According to the report, taken from the Pew’s 2014 Religious Landscape Study of more than 35,000 U.S. adults, Hindus (77 percent) and Unitarian Universalists (67 percent) have the highest percentage of those with college degrees, compared to the 27 percent of the surveyed sample of U.S. adults who have a college degree.
Roughly six-in-ten Jews (59 percent), Anglicans (59 percent), and Episcopalians (56 percent) have college degrees.
About half of Hindus (48 percent) and one-third of Jews (31 percent) have a post-graduate degree. These two groups also have high household incomes, a case in point for the link between a college degree and economic achievement, with 44 percent of Jews and 36 percent of Hindus living in households with annual incomes of at least $100,000.

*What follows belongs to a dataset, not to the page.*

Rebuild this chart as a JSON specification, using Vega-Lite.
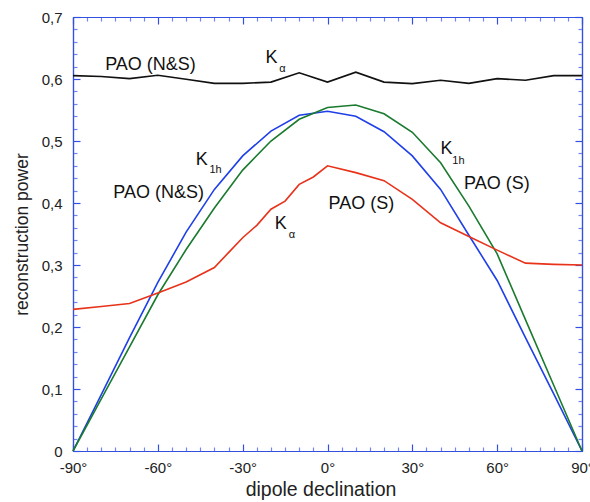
{
  "$schema": "https://vega.github.io/schema/vega-lite/v6.json",
  "width": 509,
  "height": 434,
  "autosize": {"type": "none"},
  "padding": {"left": 73, "top": 17, "right": 8, "bottom": 51},
  "background": "white",
  "config": {
    "view": {"stroke": null},
    "font": "Liberation Sans",
    "axis": {
      "domainColor": "#3350e0",
      "domainWidth": 1.2,
      "tickColor": "#3350e0",
      "tickWidth": 1.2,
      "grid": false,
      "labelFlush": false,
      "labelOverlap": false,
      "labelFont": "Liberation Sans",
      "labelColor": "#222",
      "titleFont": "Liberation Sans",
      "titleColor": "#222",
      "titleFontWeight": "normal"
    }
  },
  "datasets": {
    "black": [
      {"dec": -90, "power": 0.6055}, {"dec": -80, "power": 0.604}, {"dec": -70, "power": 0.6006},
      {"dec": -60, "power": 0.606}, {"dec": -50, "power": 0.5995}, {"dec": -40, "power": 0.593},
      {"dec": -30, "power": 0.593}, {"dec": -20, "power": 0.595}, {"dec": -10, "power": 0.61},
      {"dec": 0, "power": 0.595}, {"dec": 10, "power": 0.611}, {"dec": 20, "power": 0.595},
      {"dec": 30, "power": 0.5926}, {"dec": 40, "power": 0.598}, {"dec": 50, "power": 0.593},
      {"dec": 60, "power": 0.6006}, {"dec": 70, "power": 0.598}, {"dec": 80, "power": 0.6055},
      {"dec": 90, "power": 0.6055}
    ],
    "curves": [
      {"series": "K1h PAO (N&S)", "dec": -90, "power": 0}, {"series": "K1h PAO (N&S)", "dec": -80, "power": 0.091},
      {"series": "K1h PAO (N&S)", "dec": -70, "power": 0.183}, {"series": "K1h PAO (N&S)", "dec": -60, "power": 0.272},
      {"series": "K1h PAO (N&S)", "dec": -50, "power": 0.353}, {"series": "K1h PAO (N&S)", "dec": -40, "power": 0.422},
      {"series": "K1h PAO (N&S)", "dec": -30, "power": 0.476}, {"series": "K1h PAO (N&S)", "dec": -20, "power": 0.516},
      {"series": "K1h PAO (N&S)", "dec": -10, "power": 0.5415}, {"series": "K1h PAO (N&S)", "dec": 0, "power": 0.548},
      {"series": "K1h PAO (N&S)", "dec": 10, "power": 0.54}, {"series": "K1h PAO (N&S)", "dec": 20, "power": 0.515},
      {"series": "K1h PAO (N&S)", "dec": 30, "power": 0.476}, {"series": "K1h PAO (N&S)", "dec": 40, "power": 0.422},
      {"series": "K1h PAO (N&S)", "dec": 50, "power": 0.348}, {"series": "K1h PAO (N&S)", "dec": 60, "power": 0.275},
      {"series": "K1h PAO (N&S)", "dec": 70, "power": 0.183}, {"series": "K1h PAO (N&S)", "dec": 80, "power": 0.092},
      {"series": "K1h PAO (N&S)", "dec": 90, "power": 0},
      {"series": "K1h PAO (S)", "dec": -90, "power": 0}, {"series": "K1h PAO (S)", "dec": -80, "power": 0.084},
      {"series": "K1h PAO (S)", "dec": -70, "power": 0.168}, {"series": "K1h PAO (S)", "dec": -60, "power": 0.252},
      {"series": "K1h PAO (S)", "dec": -50, "power": 0.325}, {"series": "K1h PAO (S)", "dec": -40, "power": 0.392},
      {"series": "K1h PAO (S)", "dec": -30, "power": 0.453}, {"series": "K1h PAO (S)", "dec": -20, "power": 0.5},
      {"series": "K1h PAO (S)", "dec": -10, "power": 0.535}, {"series": "K1h PAO (S)", "dec": 0, "power": 0.554},
      {"series": "K1h PAO (S)", "dec": 10, "power": 0.558}, {"series": "K1h PAO (S)", "dec": 20, "power": 0.544},
      {"series": "K1h PAO (S)", "dec": 30, "power": 0.514}, {"series": "K1h PAO (S)", "dec": 40, "power": 0.465},
      {"series": "K1h PAO (S)", "dec": 50, "power": 0.395}, {"series": "K1h PAO (S)", "dec": 60, "power": 0.318},
      {"series": "K1h PAO (S)", "dec": 70, "power": 0.212}, {"series": "K1h PAO (S)", "dec": 80, "power": 0.106},
      {"series": "K1h PAO (S)", "dec": 90, "power": 0},
      {"series": "Ka PAO (S)", "dec": -90, "power": 0.2285}, {"series": "Ka PAO (S)", "dec": -80, "power": 0.233},
      {"series": "Ka PAO (S)", "dec": -70, "power": 0.238}, {"series": "Ka PAO (S)", "dec": -60, "power": 0.255},
      {"series": "Ka PAO (S)", "dec": -50, "power": 0.2726}, {"series": "Ka PAO (S)", "dec": -40, "power": 0.296},
      {"series": "Ka PAO (S)", "dec": -35, "power": 0.32}, {"series": "Ka PAO (S)", "dec": -30, "power": 0.344},
      {"series": "Ka PAO (S)", "dec": -25, "power": 0.364}, {"series": "Ka PAO (S)", "dec": -20, "power": 0.39},
      {"series": "Ka PAO (S)", "dec": -15, "power": 0.403}, {"series": "Ka PAO (S)", "dec": -10, "power": 0.43},
      {"series": "Ka PAO (S)", "dec": -5, "power": 0.442}, {"series": "Ka PAO (S)", "dec": 0, "power": 0.46},
      {"series": "Ka PAO (S)", "dec": 10, "power": 0.449}, {"series": "Ka PAO (S)", "dec": 20, "power": 0.436},
      {"series": "Ka PAO (S)", "dec": 30, "power": 0.406}, {"series": "Ka PAO (S)", "dec": 40, "power": 0.368},
      {"series": "Ka PAO (S)", "dec": 50, "power": 0.346}, {"series": "Ka PAO (S)", "dec": 60, "power": 0.324},
      {"series": "Ka PAO (S)", "dec": 70, "power": 0.303}, {"series": "Ka PAO (S)", "dec": 80, "power": 0.301},
      {"series": "Ka PAO (S)", "dec": 90, "power": 0.3}
    ],
    "labels": [
      {"text": "PAO (N&S)", "dec": -62.6, "power": 0.6145},
      {"text": "K", "dec": -19.8, "power": 0.6253},
      {"text": "K", "dec": -44.5, "power": 0.4613},
      {"text": "PAO (N&S)", "dec": -59.7, "power": 0.4076},
      {"text": "K", "dec": -16.5, "power": 0.3576},
      {"text": "PAO (S)", "dec": 11.95, "power": 0.39},
      {"text": "K", "dec": 42.1, "power": 0.4785},
      {"text": "PAO (S)", "dec": 59.9, "power": 0.422}
    ],
    "subs": [
      {"text": "α", "dec": -15.9, "power": 0.611},
      {"text": "1h", "dec": -39.6, "power": 0.448},
      {"text": "α", "dec": -12.6, "power": 0.344},
      {"text": "1h", "dec": 46.3, "power": 0.4635}
    ]
  },
  "layer": [
    {
      "data": {"name": "curves"},
      "mark": {"type": "line", "strokeWidth": 1.6},
      "encoding": {
        "x": {
          "field": "dec", "type": "quantitative",
          "scale": {"domain": [-90, 90], "nice": false, "zero": false},
          "axis": {
            "orient": "bottom", "values": [-90, -60, -30, 0, 30, 60, 90],
            "labelExpr": "datum.value + '°'", "tickSize": -7, "labelPadding": 16,
            "labelFontSize": 15, "title": "dipole declination", "titleFontSize": 19.5, "titlePadding": 5,
            "titleX": 247.5, "titleAlign": "center"
          }
        },
        "y": {
          "field": "power", "type": "quantitative",
          "scale": {"domain": [0, 0.7], "nice": false, "zero": true},
          "axis": {
            "orient": "left", "values": [0, 0.1, 0.2, 0.3, 0.4, 0.5, 0.6, 0.7],
            "labelExpr": "datum.value == 0 ? '0' : replace(format(datum.value, '.1f'), '.', ',')",
            "tickSize": -7, "labelPadding": 18, "labelFontSize": 15,
            "title": "reconstruction power", "titleFontSize": 17.5, "titlePadding": 10
          }
        },
        "color": {
          "field": "series", "type": "nominal",
          "scale": {"domain": ["K1h PAO (N&S)", "K1h PAO (S)", "Ka PAO (S)"], "range": ["#1f3fe8", "#1a7a2e", "#e8321a"]},
          "legend": null
        }
      }
    },
    {
      "data": {"name": "black"},
      "mark": {"type": "line", "strokeWidth": 1.6, "color": "#111"},
      "encoding": {
        "x": {
          "field": "dec", "type": "quantitative",
          "axis": {
            "orient": "bottom", "values": [-85,-80,-75,-70,-65,-55,-50,-45,-40,-35,-25,-20,-15,-10,-5,5,10,15,20,25,35,40,45,50,55,65,70,75,80,85],
            "labels": false, "tickSize": -4, "tickColor": "#7088ee", "title": null
          }
        },
        "y": {
          "field": "power", "type": "quantitative",
          "axis": {
            "orient": "left", "values": [0.02,0.04,0.06,0.08,0.12,0.14,0.16,0.18,0.22,0.24,0.26,0.28,0.32,0.34,0.36,0.38,0.42,0.44,0.46,0.48,0.52,0.54,0.56,0.58,0.62,0.64,0.66,0.68],
            "labels": false, "tickSize": -4, "tickColor": "#7088ee", "title": null
          }
        }
      }
    },
    {
      "data": {"name": "labels"},
      "mark": {"type": "text", "align": "center", "baseline": "alphabetic", "fontSize": 18, "font": "Liberation Sans", "color": "#111"},
      "encoding": {
        "x": {
          "field": "dec", "type": "quantitative",
          "axis": {"orient": "top", "values": [-90, -60, -30, 0, 30, 60, 90], "labels": false, "tickSize": -7, "title": null}
        },
        "y": {
          "field": "power", "type": "quantitative",
          "axis": {"orient": "right", "values": [0, 0.1, 0.2, 0.3, 0.4, 0.5, 0.6, 0.7], "labels": false, "tickSize": -7, "title": null}
        },
        "text": {"field": "text"}
      }
    },
    {
      "data": {"name": "subs"},
      "mark": {"type": "text", "align": "center", "baseline": "alphabetic", "fontSize": 11, "font": "Liberation Sans", "color": "#111"},
      "encoding": {
        "x": {
          "field": "dec", "type": "quantitative",
          "axis": {
            "orient": "top", "values": [-85,-80,-75,-70,-65,-55,-50,-45,-40,-35,-25,-20,-15,-10,-5,5,10,15,20,25,35,40,45,50,55,65,70,75,80,85],
            "labels": false, "tickSize": -4, "tickColor": "#7088ee", "title": null
          }
        },
        "y": {
          "field": "power", "type": "quantitative",
          "axis": {
            "orient": "right", "values": [0.02,0.04,0.06,0.08,0.12,0.14,0.16,0.18,0.22,0.24,0.26,0.28,0.32,0.34,0.36,0.38,0.42,0.44,0.46,0.48,0.52,0.54,0.56,0.58,0.62,0.64,0.66,0.68],
            "labels": false, "tickSize": -4, "tickColor": "#7088ee", "title": null
          }
        },
        "text": {"field": "text"}
      }
    }
  ],
  "resolve": {"axis": {"x": "independent", "y": "independent"}}
}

Nearly half of Buddhists and members of the Presbyterian Church (U.S.A.) (47 percent), along with nearly four-in-ten Orthodox Christians (40 percent) and Muslims (39 percent), and one-third of Mormons (33 percent) have larger shares of those who finished college.

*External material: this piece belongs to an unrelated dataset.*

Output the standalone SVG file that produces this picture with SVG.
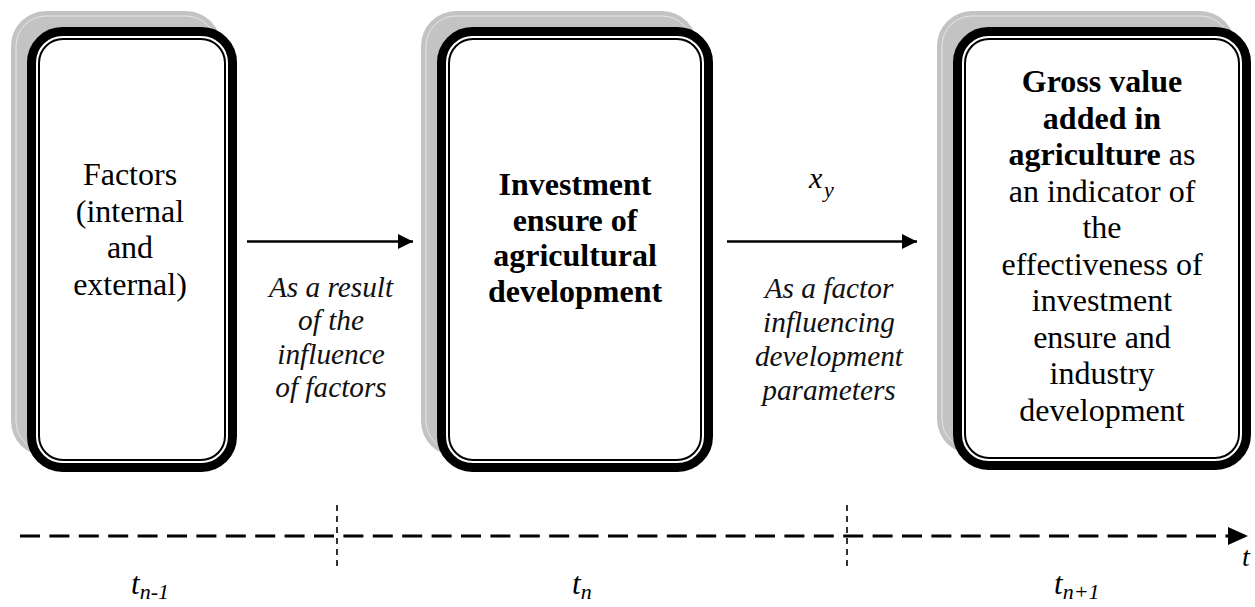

A quarter of Catholics (26 percent) and Protestants (24 percent) have a college degree, although mainline Protestants (33 percent) have a higher percentage of those who finished college compared to their evangelical (21 percent) and historically black Protestant counterparts (15 percent).
Atheists and agnostics ted to be highly educated as well. Slightly over four-in-ten atheists (43 percent) and agnostics (42 percent) have completed college.